Но вскоре он испытал как наивысший профессиональный подъем, так и глубокий личный спад. В апреле 1922 г. Белый был занят подготовкой к печати своих воспоминаний об А. Блоке и изданием ежемесячного журнала «Эпопея», первый номер которого был уже раскуплен. В «Голосе России» было объявлено о том, что издатель ежемесячника А. Белый принимает посетителей по средам в помещении издательства «Геликон» [3, с. 7]. 5 марта вышли статья Белого «О духе России и "душе" в России» и поэма «Бессонница», которую он написал в 1921 г., находясь в больнице. Кроме того, в это время появилась
публикация основательно переработанной версии «Петербурга». Спад был вызван сложностями в отношениях с женой. Именно в марте Белый понял, что их совместные пути разошлись навсегда.
Его дневниковые записи, относящиеся к этому периоду, указывают на интенсивный характер его деятельности. Например, только в марте 1922 г. он участвовал в тринадцати мероприятиях. Шесть из них были связаны с его деятельностью в Вольной философской академии, которой он, будучи ее президентом с конца 1921 г. до второй половины 1922 г., уделял много времени. В декабре 1921 г. состоялось два организационных заседания, в январе следующего года еще два плюс доклад «Культура духа». Белый описывает эту организацию и ее активность в статье «Вольная философская ассоциация» [2, с. 32-33]. В феврале он записывает, что проводил заседание «Вольфи-лы», на котором Н. Минский читал доклад о Блоке; на следующем заседании о Блоке говорил он сам. На одном из заседаний, совместно с издательством «Скифы», обсуждался вопрос о приглашении знаменитого антропософа Р. Штайнера, с которым Белый некоторое время состоял в переписке [15]. Под председательством поэта в ассоциации проводились дискуссии по докладам Ф. Брауна, В. Чернова, Е. Лундберга и В. Станкевича. Затем Белый читал свою поэму «Христос воскрес».

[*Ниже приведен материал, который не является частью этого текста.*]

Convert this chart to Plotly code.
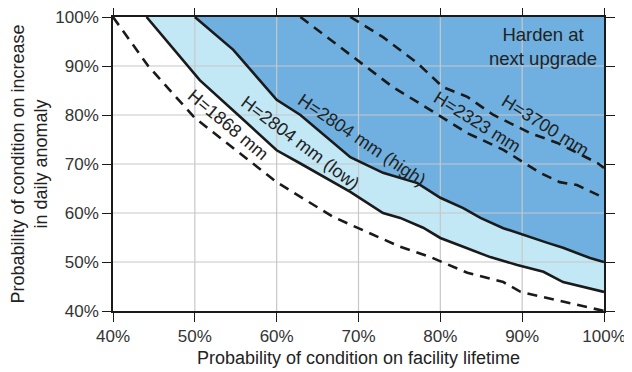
import plotly.graph_objects as go

# ---- data ----
x_1868 = [40, 44.3, 50, 55.5, 60, 66.9, 70, 75.1, 78.8, 83.3, 87.7, 89.8, 94.3, 100]
y_1868 = [100, 90, 79.4, 72.2, 66.3, 59.2, 56.9, 53.1, 51, 47.8, 45.9, 43.9, 42.2, 40]

x_low = [44.1, 49.2, 50.6, 55.5, 60, 62.9, 69, 73, 75.1, 77.9, 80, 82.8, 86.1, 89.4, 92.6, 95, 97.5, 100]
y_low = [100, 89.8, 87.1, 79.7, 72.8, 70.1, 64.3, 60, 59, 57, 54.9, 53.1, 51, 49.4, 48, 45.9, 44.9, 43.9]

x_high = [50, 54.7, 60, 62.9, 69, 73, 77.2, 80, 82.8, 84.9, 87.7, 90.1, 93.1, 95, 98.3, 100]
y_high = [100, 93.3, 83.1, 80, 71.4, 68.2, 66.1, 63.1, 61, 59, 56.9, 55.5, 53.9, 52.9, 50.8, 50]

x_2323 = [62.9, 69.8, 74.2, 78.8, 83.3, 87.7, 90.6, 92.2, 94.6, 96.7, 100]
y_2323 = [100, 91.2, 85.7, 81, 76.3, 72.9, 69.8, 68.2, 66.3, 65.7, 63.1]

x_3700 = [69, 73, 77.2, 80.3, 83.3, 86.5, 91, 94.3, 99.2, 100]
y_3700 = [100, 95.9, 90.6, 85.7, 83.7, 80, 76.3, 74.3, 70.2, 69.2]

tick_vals = [40, 50, 60, 70, 80, 90, 100]
tick_text = ["40%", "50%", "60%", "70%", "80%", "90%", "100%"]

labels = ["H=1868 mm", "H=2804 mm (low)", "H=2804 mm (high)", "H=2323 mm", "H=3700 mm"]
label_x = [54.1, 62.9, 70.4, 84.5, 92.9]
label_y = [78.0, 74.3, 74.9, 78.6, 77.8]
label_angle = [40, 37, 34, 32, 32]

LIGHT = "#c2e7f5"
DARK = "#6fb0e0"
GRID = "#c8c8c8"
FONT = "Liberation Sans, Arial, sans-serif"

fig = go.Figure()

# dark region: above high curve
fig.add_trace(go.Scatter(x=x_high + [100], y=y_high + [100], fill="toself",
                         fillcolor=DARK, line=dict(width=0), mode="lines",
                         hoverinfo="skip", showlegend=False))
# light region: between low and high curves
fig.add_trace(go.Scatter(x=x_low + x_high[::-1], y=y_low + y_high[::-1], fill="toself",
                         fillcolor=LIGHT, line=dict(width=0), mode="lines",
                         hoverinfo="skip", showlegend=False))

# grid lines drawn above fills
for v in tick_vals[1:-1]:
    fig.add_trace(go.Scatter(x=[v, v], y=[40, 100], mode="lines",
                             line=dict(color=GRID, width=1.2), hoverinfo="skip", showlegend=False))
    fig.add_trace(go.Scatter(x=[40, 100], y=[v, v], mode="lines",
                             line=dict(color=GRID, width=1.2), hoverinfo="skip", showlegend=False))

dash = "10px,7px"
for xs, ys, d in [(x_1868, y_1868, dash), (x_low, y_low, "solid"), (x_high, y_high, "solid"),
                  (x_2323, y_2323, dash), (x_3700, y_3700, dash)]:
    fig.add_trace(go.Scatter(x=xs, y=ys, mode="lines",
                             line=dict(color="#1a1a1a", width=2.6, dash=d),
                             hoverinfo="skip", showlegend=False))

for t, xx, yy, a in zip(labels, label_x, label_y, label_angle):
    fig.add_annotation(x=xx, y=yy, text=t, textangle=a, showarrow=False,
                       font=dict(size=18, color="#222222", family=FONT))

fig.add_annotation(x=92.5, y=94.0, text="Harden at<br>next upgrade", showarrow=False,
                   font=dict(size=18.5, color="#222222", family=FONT))

axis_common = dict(showline=True, linecolor="#1a1a1a", linewidth=1.5, mirror="allticks",
                   ticks="outside", ticklen=9, tickwidth=1.3, tickcolor="#1a1a1a",
                   showgrid=False, zeroline=False, tickvals=tick_vals, ticktext=tick_text,
                   automargin=False, ticklabeloverflow="allow",
                   tickfont=dict(size=17, color="#333333", family=FONT))

# page body has an 8px margin, so the figure is 624x364 placed at (8, 8)
fig.update_layout(
    width=624, height=364,
    margin=dict(l=105, r=28, t=9, b=61),
    paper_bgcolor="white", plot_bgcolor="white",
    font=dict(family=FONT, color="#222222"),
    xaxis=dict(range=[40, 100], title=dict(text="Probability of condition on facility lifetime",
                                           font=dict(size=18, color="#222222"), standoff=6),
               **axis_common),
    yaxis=dict(range=[40, 100], title=dict(text="Probability of condition on increase<br>in daily anomaly",
                                           font=dict(size=18, color="#222222"), standoff=14),
               **axis_common),
)

fig.write_html("out.html")
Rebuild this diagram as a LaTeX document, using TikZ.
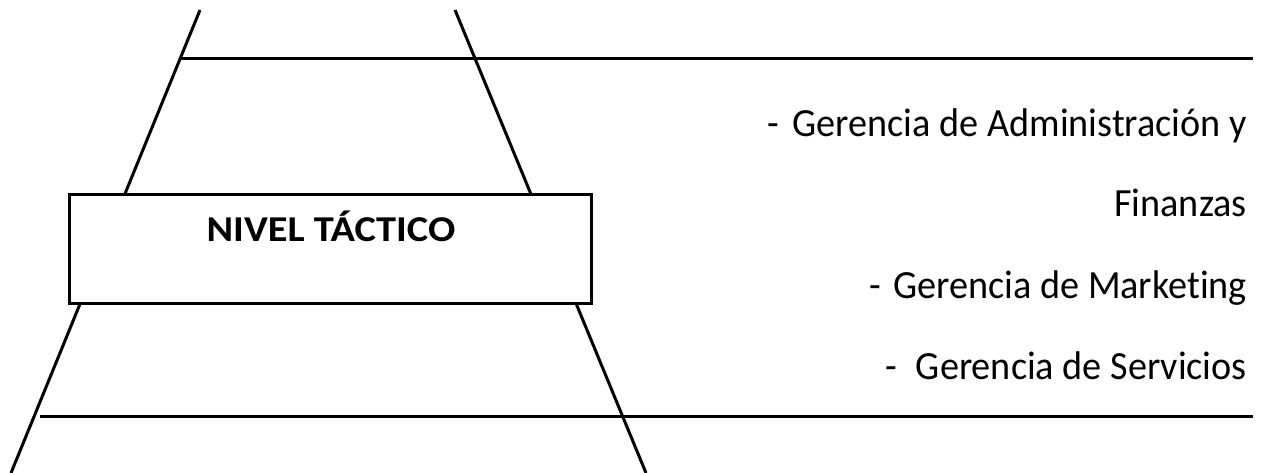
\documentclass[tikz,border=0pt]{standalone}
\usepackage{fontspec}
\setmainfont{Carlito}[Ligatures=NoCommon,FakeStretch=0.955]
\newfontfamily\levelfont{Carlito}[Ligatures=NoCommon,FakeStretch=1.11]
\begin{document}
\begin{tikzpicture}[x=1pt,y=-1pt,
    rule/.style={line width=3pt},
    levelbox/.style={draw,line width=3pt,fill=white,minimum width=522pt,minimum height=108pt,inner sep=0pt},
    title/.style={font=\levelfont\fontsize{36.4}{40}\selectfont\bfseries,anchor=base,inner sep=0pt},
    item/.style={font=\fontsize{40}{44}\selectfont,anchor=base east,inner sep=0pt}]
  \useasboundingbox (0,0) rectangle (1261,473);
  % slanted sides of the level
  \coordinate (lt) at (200,10);
  \coordinate (lb) at (11,473);
  \coordinate (rt) at (455,10);
  \coordinate (rb) at (646,473);
  \draw[rule] (lt) -- (lb);
  \draw[rule] (rt) -- (rb);
  % horizontal separators
  \coordinate (t1) at (181,59);
  \coordinate (t2) at (1253,59);
  \coordinate (b1) at (40,416);
  \coordinate (b2) at (1253,416);
  \draw[rule] (t1) -- (t2);
  \draw[rule] (b1) -- (b2);
  % level box
  \node[levelbox] (box) at (330,249) {};
  \node[title] (lvl) at (331,242) {NIVEL TÁCTICO};
  % list of departments
  \node[item] (i1) at (1247,137) {-\hspace{0.35em}Gerencia de Administración y};
  \node[item] (i2) at (1247,217) {Finanzas};
  \node[item] (i3) at (1247,298) {-\hspace{0.3em}Gerencia de Marketing};
  \node[item] (i4) at (1247,379) {-\hspace{0.47em}Gerencia de Servicios};
\end{tikzpicture}
\end{document}
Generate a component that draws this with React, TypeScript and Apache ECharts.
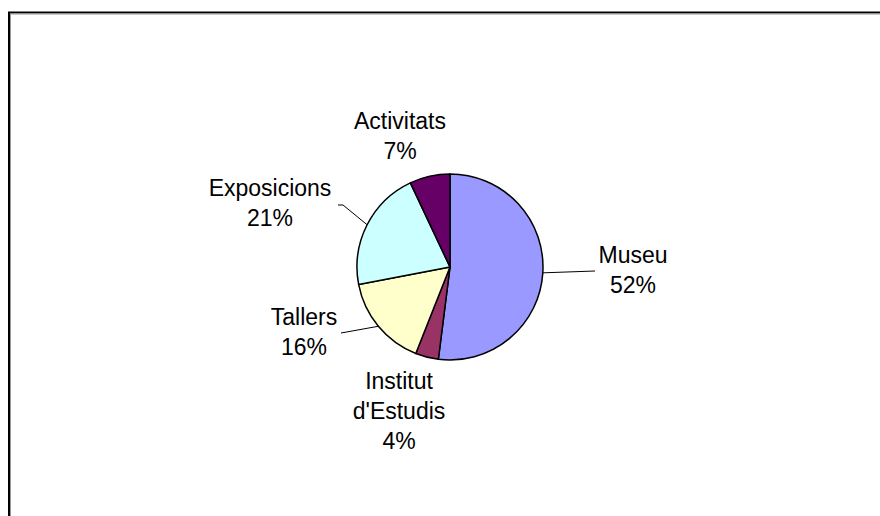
import React, { useEffect, useRef } from "react";
import * as echarts from "echarts";

const categories = ["Museu", "Institut\nd'Estudis", "Tallers", "Exposicions", "Activitats"];
const values = [52, 4, 16, 21, 7];
const colors = ["#9999FF", "#993366", "#FFFFCC", "#CCFFFF", "#660066"];

// layout only (label block centres and leader-line ends)
const CENTER = [450, 267];
const RADIUS = 93;
const labelPos: [number, number][] = [
  [633, 270],
  [399, 411],
  [304, 332],
  [270, 203],
  [400, 136],
];
const lineEnd: ([number, number][] | null)[] = [
  [[595, 271]],
  null,
  [[341, 333]],
  [[343, 205], [338, 205]],
  null,
];

export default function App() {
  const ref = useRef<HTMLDivElement>(null);
  useEffect(() => {
    if (!ref.current) return;
    const chart = echarts.init(ref.current, null, { renderer: "svg" });
    const total = values.reduce((a, b) => a + b, 0);
    const mids: number[] = [];
    let acc = 0;
    values.forEach((v) => {
      mids.push(((acc + v / 2) / total) * Math.PI * 2);
      acc += v;
    });
    chart.setOption({
      animation: false,
      graphic: [
        {
          type: "rect",
          shape: { x: 9, y: 12.5, width: 1000, height: 1000 },
          style: { fill: "none", stroke: "#000", lineWidth: 2 },
          silent: true,
        },
        {
          type: "rect",
          shape: { x: 10.5, y: 14, width: 1000, height: 1000 },
          style: { fill: "none", stroke: "#9a9a9a", lineWidth: 1 },
          silent: true,
        },
      ],
      series: [
        {
          type: "pie",
          center: CENTER,
          radius: RADIUS,
          startAngle: 90,
          clockwise: true,
          data: categories.map((c, i) => ({
            name: c,
            value: values[i],
            itemStyle: { color: colors[i] },
            labelLine: { show: lineEnd[i] != null },
          })),
          itemStyle: { borderColor: "#000", borderWidth: 1.5 },
          label: {
            show: true,
            formatter: "{b}\n{d}%",
            fontFamily: "'Liberation Sans', Arial, sans-serif",
            fontSize: 23,
            lineHeight: 30,
            color: "#000",
            align: "center",
          },
          labelLine: {
            show: true,
            lineStyle: { color: "#000", width: 1 },
          },
          labelLayout: (params: any) => {
            const i = params.dataIndex;
            const a = mids[i];
            const sx = CENTER[0] + RADIUS * Math.sin(a);
            const sy = CENTER[1] - RADIUS * Math.cos(a);
            const res: any = {
              x: labelPos[i][0],
              y: labelPos[i][1],
              align: "center",
              verticalAlign: "middle",
              hideOverlap: false,
            };
            if (lineEnd[i]) {
              res.labelLinePoints = [[sx, sy], ...(lineEnd[i] as any)];
            }
            return res;
          },
        },
      ],
    });
    return () => chart.dispose();
  }, []);
  return (
    <div
      ref={ref}
      style={{ position: "absolute", left: 0, top: 0, width: 880, height: 516, background: "#fff" }}
    />
  );
}
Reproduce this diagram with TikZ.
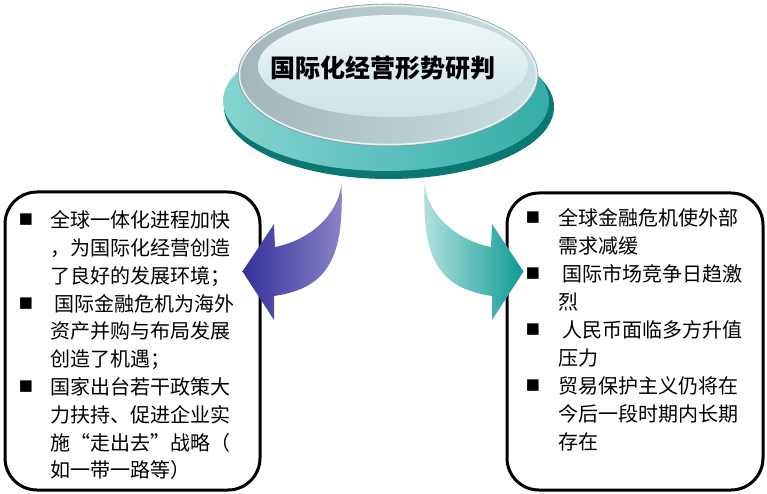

Его активность в Доме искусств была не меньшей. Судя по его записям, с ноября 1921 г. по ноябрь 1922 г. он посетил тридцать заседаний этой организации и был избран ее президентом. Но вскоре он, вместе с группой других писателей, покинул Дом искусств с тем, чтобы создать Клуб писателей. В марте 1922 г. состоялся ряд мероприятий, которые дополняли или заменяли встречи по пятницам. Один из вечеров был запланирован на 31 марта, но имел трагический повод. Он был посвящен памяти Набокова-отца.
20 марта в Доме искусств состоялся вечер, в котором принял участие Т. Манн. Он читал отрывки из своих произведений, а в завершение вечера Белый произнес на немецком языке благодарственную речь в адрес писателя за его готовность помочь голодающим в России. Это событие было очень важным еще и потому, что в области литературы существовало мало точек соприкосновения русских и немецких коллег. Русский язык был средством коммуникации для первых, в то время как незнание его многими немецкими писателями затрудняло им доступ к русскому зарубежью и к России. Белый, опубликовавший некоторые свои тексты на немецком языке, был одним из исключений [16]. Он и сам говорил, что не покинул Россию, а прибыл за рубеж, чтобы осуществить жизненно важное дело.
Берлинский период с полным основанием считается самой плодотворной фазой творчества Белого. За это время он издал несколько томов поэзии, прозы и теоретических работ, а также с апреля 1922 г. по апрель 1923 г. выпускал газету «Эпопея», в которой публиковались как эмигрантские, так и советские писатели. Кроме того, он был постоянным автором изданий «Дни», «Новая русская книга» и «Беседа». Всего в Германии Белый опубликовал шестнадцать книг. Из них десять новых, остальные — переработки прежних изданий. В 1923 г., ввиду ухудшающихся экономических условий (в Германии начался экономический кризис) и постепенного отъезда значительной массы русских
эмигрантов, Белый стал думать о возвращении в Россию. После некоторых сомнений он заказал себе в советском посольстве визу и в октябре 1923 г. вернулся в Москву.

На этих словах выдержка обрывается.